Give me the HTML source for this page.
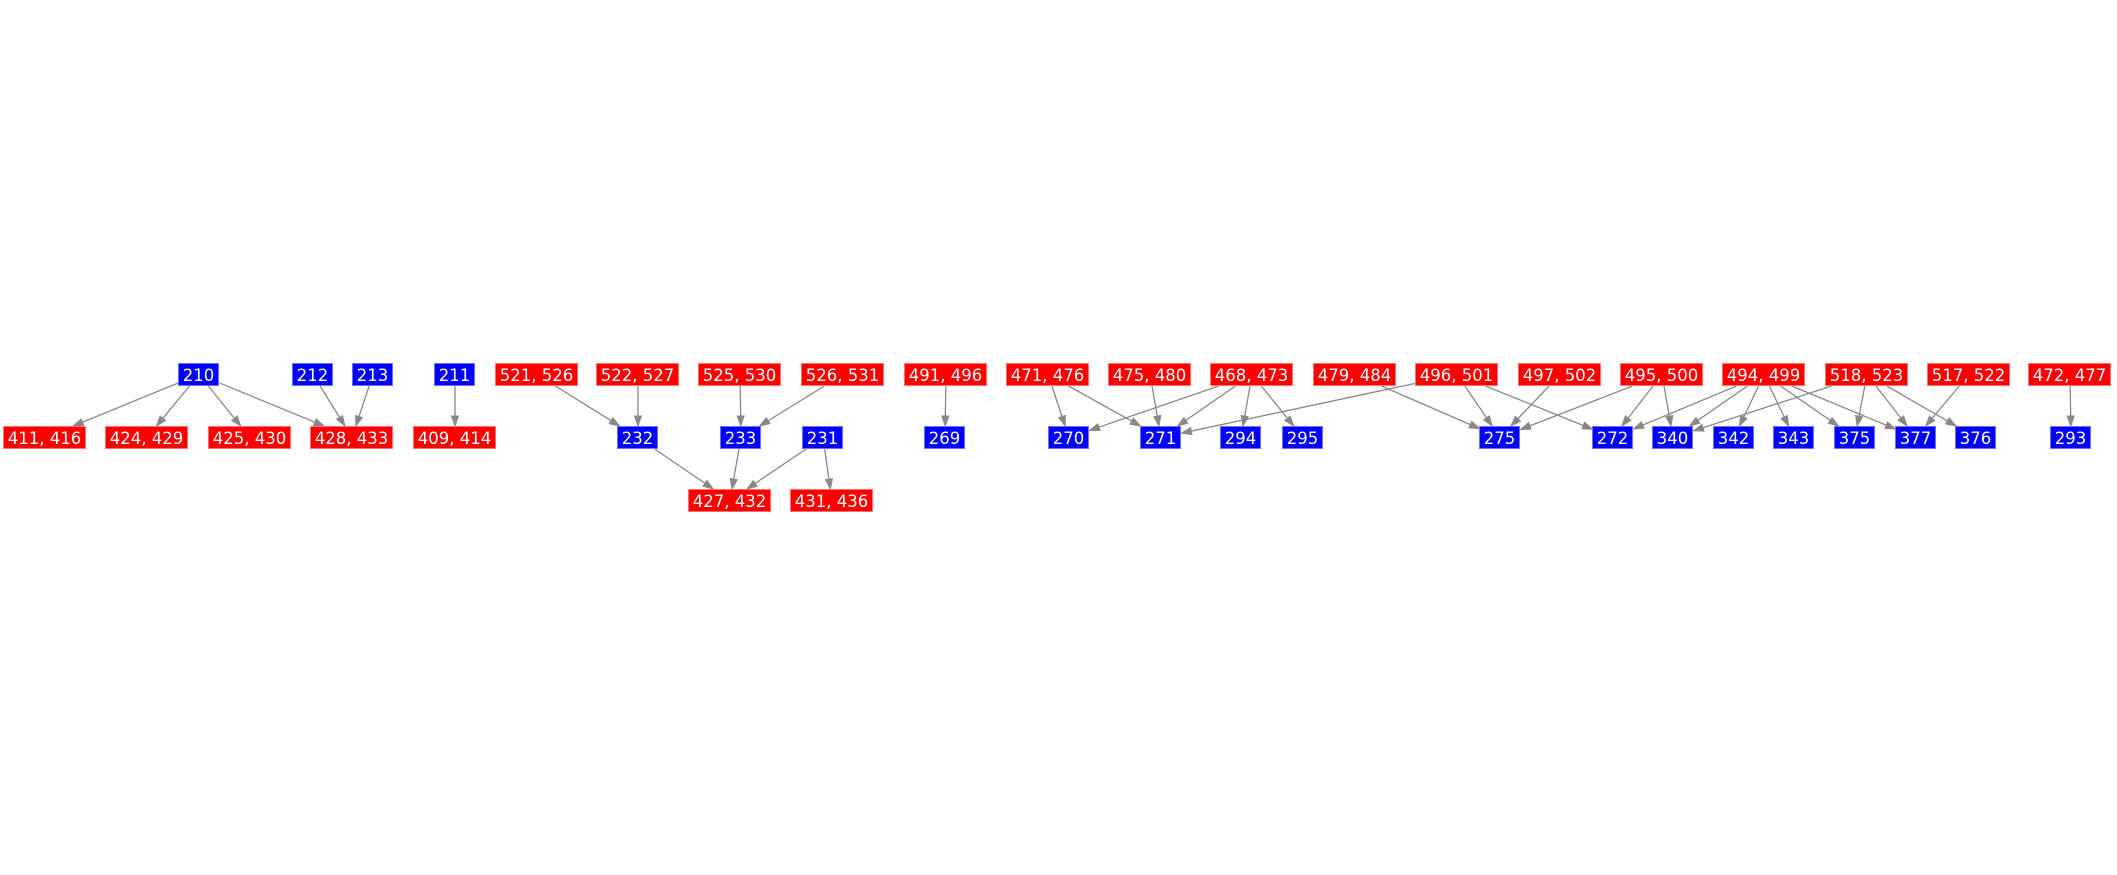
<!DOCTYPE html>
<html><head><meta charset="utf-8"><style>
html,body{margin:0;padding:0;background:#fff;width:2117px;height:875px;overflow:hidden;position:relative}
.n{position:absolute;height:23px;line-height:23px;text-align:center;color:#fff;font-family:"DejaVu Sans","Liberation Sans",sans-serif;font-size:16.5px;box-sizing:border-box}
.r{background:#ff0000;width:83px;border:1px solid #ff7070}
.b{background:#0000ff;width:41px;border:1px solid #7070ff}
svg{position:absolute;left:0;top:0}
</style></head><body>
<svg id="s" width="2117" height="875"></svg>
<div id="nodes"></div>
<script>
var R1=363,R2=426,R3=489;
var N=[
["210",199,R1,"b"],["212",313,R1,"b"],["213",373,R1,"b"],["211",455,R1,"b"],
["521, 526",537,R1,"r"],["522, 527",638,R1,"r"],["525, 530",740,R1,"r"],["526, 531",843,R1,"r"],
["491, 496",946,R1,"r"],["471, 476",1048,R1,"r"],["475, 480",1150,R1,"r"],["468, 473",1252,R1,"r"],
["479, 484",1355,R1,"r"],["496, 501",1457,R1,"r"],["497, 502",1560,R1,"r"],["495, 500",1662,R1,"r"],
["494, 499",1764,R1,"r"],["518, 523",1867,R1,"r"],["517, 522",1969,R1,"r"],["472, 477",2070,R1,"r"],
["411, 416",45,R2,"r"],["424, 429",147,R2,"r"],["425, 430",250,R2,"r"],["428, 433",352,R2,"r"],
["409, 414",455,R2,"r"],["232",638,R2,"b"],["233",741,R2,"b"],["231",823,R2,"b"],["269",945,R2,"b"],
["270",1069,R2,"b"],["271",1161,R2,"b"],["294",1241,R2,"b"],["295",1303,R2,"b"],["275",1500,R2,"b"],
["272",1613,R2,"b"],["340",1673,R2,"b"],["342",1734,R2,"b"],["343",1794,R2,"b"],["375",1855,R2,"b"],
["377",1916,R2,"b"],["376",1976,R2,"b"],["293",2071,R2,"b"],
["427, 432",730,R3,"r"],["431, 436",832,R3,"r"]];
</script>
<div class="n b" style="left:178px;top:363px">210</div>
<div class="n b" style="left:292px;top:363px">212</div>
<div class="n b" style="left:352px;top:363px">213</div>
<div class="n b" style="left:434px;top:363px">211</div>
<div class="n r" style="left:495px;top:363px">521, 526</div>
<div class="n r" style="left:596px;top:363px">522, 527</div>
<div class="n r" style="left:698px;top:363px">525, 530</div>
<div class="n r" style="left:801px;top:363px">526, 531</div>
<div class="n r" style="left:904px;top:363px">491, 496</div>
<div class="n r" style="left:1006px;top:363px">471, 476</div>
<div class="n r" style="left:1108px;top:363px">475, 480</div>
<div class="n r" style="left:1210px;top:363px">468, 473</div>
<div class="n r" style="left:1313px;top:363px">479, 484</div>
<div class="n r" style="left:1415px;top:363px">496, 501</div>
<div class="n r" style="left:1518px;top:363px">497, 502</div>
<div class="n r" style="left:1620px;top:363px">495, 500</div>
<div class="n r" style="left:1722px;top:363px">494, 499</div>
<div class="n r" style="left:1825px;top:363px">518, 523</div>
<div class="n r" style="left:1927px;top:363px">517, 522</div>
<div class="n r" style="left:2028px;top:363px">472, 477</div>
<div class="n r" style="left:3px;top:426px">411, 416</div>
<div class="n r" style="left:105px;top:426px">424, 429</div>
<div class="n r" style="left:208px;top:426px">425, 430</div>
<div class="n r" style="left:310px;top:426px">428, 433</div>
<div class="n r" style="left:413px;top:426px">409, 414</div>
<div class="n b" style="left:617px;top:426px">232</div>
<div class="n b" style="left:720px;top:426px">233</div>
<div class="n b" style="left:802px;top:426px">231</div>
<div class="n b" style="left:924px;top:426px">269</div>
<div class="n b" style="left:1048px;top:426px">270</div>
<div class="n b" style="left:1140px;top:426px">271</div>
<div class="n b" style="left:1220px;top:426px">294</div>
<div class="n b" style="left:1282px;top:426px">295</div>
<div class="n b" style="left:1479px;top:426px">275</div>
<div class="n b" style="left:1592px;top:426px">272</div>
<div class="n b" style="left:1652px;top:426px">340</div>
<div class="n b" style="left:1713px;top:426px">342</div>
<div class="n b" style="left:1773px;top:426px">343</div>
<div class="n b" style="left:1834px;top:426px">375</div>
<div class="n b" style="left:1895px;top:426px">377</div>
<div class="n b" style="left:1955px;top:426px">376</div>
<div class="n b" style="left:2050px;top:426px">293</div>
<div class="n r" style="left:688px;top:489px">427, 432</div>
<div class="n r" style="left:790px;top:489px">431, 436</div>
<script>
var M={};N.forEach(function(a){M[a[0]]={x:a[1],y:a[2],w:a[3]=="r"?83:41};});
var E=[["210","411, 416"],["210","424, 429"],["210","425, 430"],["210","428, 433"],["212","428, 433"],["213","428, 433"],["211","409, 414"],
["521, 526","232"],["522, 527","232"],["525, 530","233"],["526, 531","233"],["232","427, 432"],["233","427, 432"],["231","427, 432"],["231","431, 436"],["491, 496","269"],
["471, 476","270"],["471, 476","271"],["475, 480","271"],["468, 473","270"],["468, 473","271"],["468, 473","294"],["468, 473","295"],["496, 501","271"],["479, 484","275"],
["496, 501","275"],["496, 501","272"],["497, 502","275"],["495, 500","275"],["495, 500","272"],["495, 500","340"],["494, 499","272"],["494, 499","340"],["494, 499","342"],["494, 499","343"],["494, 499","375"],["494, 499","377"],
["518, 523","340"],["518, 523","375"],["518, 523","377"],["518, 523","376"],["517, 522","377"],["472, 477","293"]];
function clip(c,w,dx,dy){var hw=w/2,hh=11.5;var t=Math.min(dx?hw/Math.abs(dx):1e9,dy?hh/Math.abs(dy):1e9);return [c.x+dx*t,c.y+dy*t];}
var h="";
E.forEach(function(e){var a=M[e[0]],b=M[e[1]];var A={x:a.x,y:a.y+11.5},B={x:b.x,y:b.y+11.5};
var dx=B.x-A.x,dy=B.y-A.y;var p=clip(A,a.w,dx,dy),q=clip(B,b.w,-dx,-dy);
var L=Math.hypot(q[0]-p[0],q[1]-p[1]),ux=(q[0]-p[0])/L,uy=(q[1]-p[1])/L;
var bx=q[0]-ux*10,by=q[1]-uy*10;
h+='<line x1="'+p[0]+'" y1="'+p[1]+'" x2="'+bx+'" y2="'+by+'" stroke="#888" stroke-width="1.3"/>';
h+='<polygon points="'+q[0]+','+q[1]+' '+(bx-uy*3.5)+','+(by+ux*3.5)+' '+(bx+uy*3.5)+','+(by-ux*3.5)+'" fill="#888" stroke="#888"/>';});
document.getElementById("s").innerHTML=h;
</script>
</body></html>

Instruction: Repeat the material above in full and exactly, omitting the pictures.

Exercise answer:
Give me the HTML source for this page.
<!DOCTYPE html>
<html><head><meta charset="utf-8"><style>
html,body{margin:0;padding:0;background:#fff;width:2117px;height:875px;overflow:hidden;position:relative}
.n{position:absolute;height:23px;line-height:23px;text-align:center;color:#fff;font-family:"DejaVu Sans","Liberation Sans",sans-serif;font-size:16.5px;box-sizing:border-box}
.r{background:#ff0000;width:83px;border:1px solid #ff7070}
.b{background:#0000ff;width:41px;border:1px solid #7070ff}
svg{position:absolute;left:0;top:0}
</style></head><body>
<svg id="s" width="2117" height="875"></svg>
<div id="nodes"></div>
<script>
var R1=363,R2=426,R3=489;
var N=[
["210",199,R1,"b"],["212",313,R1,"b"],["213",373,R1,"b"],["211",455,R1,"b"],
["521, 526",537,R1,"r"],["522, 527",638,R1,"r"],["525, 530",740,R1,"r"],["526, 531",843,R1,"r"],
["491, 496",946,R1,"r"],["471, 476",1048,R1,"r"],["475, 480",1150,R1,"r"],["468, 473",1252,R1,"r"],
["479, 484",1355,R1,"r"],["496, 501",1457,R1,"r"],["497, 502",1560,R1,"r"],["495, 500",1662,R1,"r"],
["494, 499",1764,R1,"r"],["518, 523",1867,R1,"r"],["517, 522",1969,R1,"r"],["472, 477",2070,R1,"r"],
["411, 416",45,R2,"r"],["424, 429",147,R2,"r"],["425, 430",250,R2,"r"],["428, 433",352,R2,"r"],
["409, 414",455,R2,"r"],["232",638,R2,"b"],["233",741,R2,"b"],["231",823,R2,"b"],["269",945,R2,"b"],
["270",1069,R2,"b"],["271",1161,R2,"b"],["294",1241,R2,"b"],["295",1303,R2,"b"],["275",1500,R2,"b"],
["272",1613,R2,"b"],["340",1673,R2,"b"],["342",1734,R2,"b"],["343",1794,R2,"b"],["375",1855,R2,"b"],
["377",1916,R2,"b"],["376",1976,R2,"b"],["293",2071,R2,"b"],
["427, 432",730,R3,"r"],["431, 436",832,R3,"r"]];
</script>
<div class="n b" style="left:178px;top:363px">210</div>
<div class="n b" style="left:292px;top:363px">212</div>
<div class="n b" style="left:352px;top:363px">213</div>
<div class="n b" style="left:434px;top:363px">211</div>
<div class="n r" style="left:495px;top:363px">521, 526</div>
<div class="n r" style="left:596px;top:363px">522, 527</div>
<div class="n r" style="left:698px;top:363px">525, 530</div>
<div class="n r" style="left:801px;top:363px">526, 531</div>
<div class="n r" style="left:904px;top:363px">491, 496</div>
<div class="n r" style="left:1006px;top:363px">471, 476</div>
<div class="n r" style="left:1108px;top:363px">475, 480</div>
<div class="n r" style="left:1210px;top:363px">468, 473</div>
<div class="n r" style="left:1313px;top:363px">479, 484</div>
<div class="n r" style="left:1415px;top:363px">496, 501</div>
<div class="n r" style="left:1518px;top:363px">497, 502</div>
<div class="n r" style="left:1620px;top:363px">495, 500</div>
<div class="n r" style="left:1722px;top:363px">494, 499</div>
<div class="n r" style="left:1825px;top:363px">518, 523</div>
<div class="n r" style="left:1927px;top:363px">517, 522</div>
<div class="n r" style="left:2028px;top:363px">472, 477</div>
<div class="n r" style="left:3px;top:426px">411, 416</div>
<div class="n r" style="left:105px;top:426px">424, 429</div>
<div class="n r" style="left:208px;top:426px">425, 430</div>
<div class="n r" style="left:310px;top:426px">428, 433</div>
<div class="n r" style="left:413px;top:426px">409, 414</div>
<div class="n b" style="left:617px;top:426px">232</div>
<div class="n b" style="left:720px;top:426px">233</div>
<div class="n b" style="left:802px;top:426px">231</div>
<div class="n b" style="left:924px;top:426px">269</div>
<div class="n b" style="left:1048px;top:426px">270</div>
<div class="n b" style="left:1140px;top:426px">271</div>
<div class="n b" style="left:1220px;top:426px">294</div>
<div class="n b" style="left:1282px;top:426px">295</div>
<div class="n b" style="left:1479px;top:426px">275</div>
<div class="n b" style="left:1592px;top:426px">272</div>
<div class="n b" style="left:1652px;top:426px">340</div>
<div class="n b" style="left:1713px;top:426px">342</div>
<div class="n b" style="left:1773px;top:426px">343</div>
<div class="n b" style="left:1834px;top:426px">375</div>
<div class="n b" style="left:1895px;top:426px">377</div>
<div class="n b" style="left:1955px;top:426px">376</div>
<div class="n b" style="left:2050px;top:426px">293</div>
<div class="n r" style="left:688px;top:489px">427, 432</div>
<div class="n r" style="left:790px;top:489px">431, 436</div>
<script>
var M={};N.forEach(function(a){M[a[0]]={x:a[1],y:a[2],w:a[3]=="r"?83:41};});
var E=[["210","411, 416"],["210","424, 429"],["210","425, 430"],["210","428, 433"],["212","428, 433"],["213","428, 433"],["211","409, 414"],
["521, 526","232"],["522, 527","232"],["525, 530","233"],["526, 531","233"],["232","427, 432"],["233","427, 432"],["231","427, 432"],["231","431, 436"],["491, 496","269"],
["471, 476","270"],["471, 476","271"],["475, 480","271"],["468, 473","270"],["468, 473","271"],["468, 473","294"],["468, 473","295"],["496, 501","271"],["479, 484","275"],
["496, 501","275"],["496, 501","272"],["497, 502","275"],["495, 500","275"],["495, 500","272"],["495, 500","340"],["494, 499","272"],["494, 499","340"],["494, 499","342"],["494, 499","343"],["494, 499","375"],["494, 499","377"],
["518, 523","340"],["518, 523","375"],["518, 523","377"],["518, 523","376"],["517, 522","377"],["472, 477","293"]];
function clip(c,w,dx,dy){var hw=w/2,hh=11.5;var t=Math.min(dx?hw/Math.abs(dx):1e9,dy?hh/Math.abs(dy):1e9);return [c.x+dx*t,c.y+dy*t];}
var h="";
E.forEach(function(e){var a=M[e[0]],b=M[e[1]];var A={x:a.x,y:a.y+11.5},B={x:b.x,y:b.y+11.5};
var dx=B.x-A.x,dy=B.y-A.y;var p=clip(A,a.w,dx,dy),q=clip(B,b.w,-dx,-dy);
var L=Math.hypot(q[0]-p[0],q[1]-p[1]),ux=(q[0]-p[0])/L,uy=(q[1]-p[1])/L;
var bx=q[0]-ux*10,by=q[1]-uy*10;
h+='<line x1="'+p[0]+'" y1="'+p[1]+'" x2="'+bx+'" y2="'+by+'" stroke="#888" stroke-width="1.3"/>';
h+='<polygon points="'+q[0]+','+q[1]+' '+(bx-uy*3.5)+','+(by+ux*3.5)+' '+(bx+uy*3.5)+','+(by-ux*3.5)+'" fill="#888" stroke="#888"/>';});
document.getElementById("s").innerHTML=h;
</script>
</body></html>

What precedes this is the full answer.